German mathematician and logician

Benedikt Löwe

(born 1972) is a German mathematician and logician working at the
universities of Hamburg and Cambridge.
He is known for his work on mathematical logic and the foundations of mathematics, as well as for initiating the interdisciplinary conference series Foundations of the Formal Sciences (FotFS; 1999–2013) and Computability in Europe (CiE; since 2005).

== Biography ==

Löwe studied mathematics and philosophy at the universities of Hamburg, Tübingen, HU Berlin, and Berkeley. In 2001, he completed his PhD entitled Blackwell Determinacy about determinacy under supervision of Donald A. Martin and Ronald Björn Jensen.
He worked at the Institute for Logic, Language and Computation of the University of Amsterdam from 2003 to 2023. In 2009, he was appointed professor for mathematical logic and interdisciplinary applications of logic at the University of Hamburg
and is also an extraordinary fellow at Churchill College of the University of Cambridge.
Löwe was Managing Editor of the journal Mathematical Logic Quarterly from 2011 to 2022.
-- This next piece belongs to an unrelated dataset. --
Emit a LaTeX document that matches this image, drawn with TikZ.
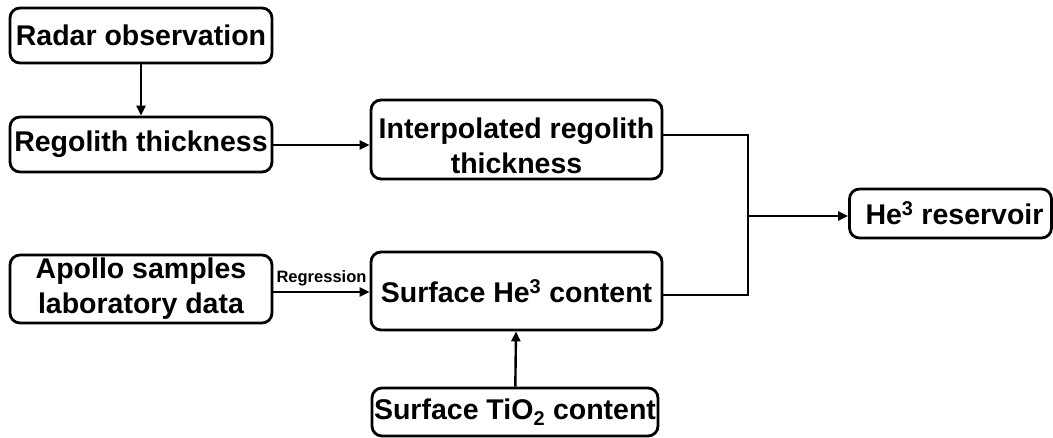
\documentclass[tikz,border=0pt]{standalone}
\usepackage{fontspec}
\setmainfont{Liberation Sans}
\usetikzlibrary{arrows.meta,calc}
\begin{document}
\begin{tikzpicture}[x=1pt,y=-1pt,
  box/.style={draw,line width=2.8pt,rounded corners=10pt,inner sep=0pt,align=center,
    font=\fontsize{28.5}{35}\selectfont\bfseries},
  txt/.style={inner sep=0pt,align=center,font=\fontsize{28.5}{35}\selectfont\bfseries},
  conn/.style={line width=2.4pt,-{Triangle[length=10pt,width=9pt]}},
  line/.style={line width=2.4pt}]
\useasboundingbox (0,0) rectangle (1053,438);
\node[box,minimum width=262pt,minimum height=55pt] (radar) at (141,35.5) {Radar observation};
\node[box,minimum width=262pt,minimum height=55pt] (rego) at (141,144.5) {Regolith thickness};
\node[box,minimum width=291pt,minimum height=79pt] (interp) at (516.5,139.5) {};
\node[txt] (interptxt) at (516.5,146) {Interpolated regolith\\thickness};
\node[box,minimum width=262pt,minimum height=68pt] (apollo) at (141,289) {Apollo samples\\laboratory data};
\node[box,minimum width=291pt,minimum height=78pt] (surf) at (516.5,291) {Surface He\textsuperscript{3} content};
\node[box,minimum width=286pt,minimum height=48pt] (tio) at (515,412) {Surface TiO\textsubscript{2} content};
\node[box,minimum width=202pt,minimum height=49pt] (res) at (950.5,213.5) {\hspace*{8pt}He\textsuperscript{3} reservoir};
\coordinate (J) at (748,216);
\draw[conn] (radar) -- (rego);
\draw[conn] ([yshift=-0.5pt]rego.east) -- ([yshift=-0.5pt]rego.east -| interp.west);
\draw[conn] ([yshift=-3pt]apollo.east) -- node[above=1pt,font=\fontsize{16.5}{18}\selectfont\bfseries] (reg) {Regression} ([yshift=-3pt]apollo.east -| surf.west);
\draw[conn] (tio) -- (surf);
\draw[line] ([yshift=4.5pt]interp.east) -| (J) |- ([yshift=-4pt]surf.east);
\draw[conn] (J) -- (J -| res.west);
\end{tikzpicture}
\end{document}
He was the President of the German Association for Mathematical Logic and for Basic Research in the Exact Sciences (DVMLG) from 2012 to 2022 and the Secretary General of the Division for Logic, Methodology and Philosophy of Science and Technology of the International Union of History and Philosophy of Science and Technology from 2015 to 2023.
Since 2023, he is one of the Vice Presidents of the International Council for Philosophy and Human Sciences (CIPSH).

He is a member of the International Academy for Philosophy of Science, the Academia Europaea (MAE),
the
Akademie der Wissenschaften in Hamburg,
and a Fellow of the International Science Council (FISC).

== Co-edited Volumes (a selection) ==
- 2006. Logical approaches to computational barriers : Second Conference on Computability in Europe, CiE 2006, Swansea, UK, June 30 – July 5, 2006; proceedings. Co-edited with Arnold Beckmann, Ulrich Berger and John V. Tucker.
- 2008. Games, scales, and Suslin cardinals. Co-edited with Alexander S. Kechris and John R. Steel. Cambridge : Cambridge University
- 2008. Logic and theory of algorithms : 4th Conference on Computability in Europe, CiE 2008, Athens, Greece, June 15 – 20, 2008; proceedings. Co-edited with Arnold Beckmann and Costas Dimitracopoulos. Berlin; Heidelberg [u.a.] : Springer
- 2011. Wadge Degrees and Projective Ordinals The Cabal Seminar Volume II. Co-edited with Alexander S. Kechris and John R. Steel.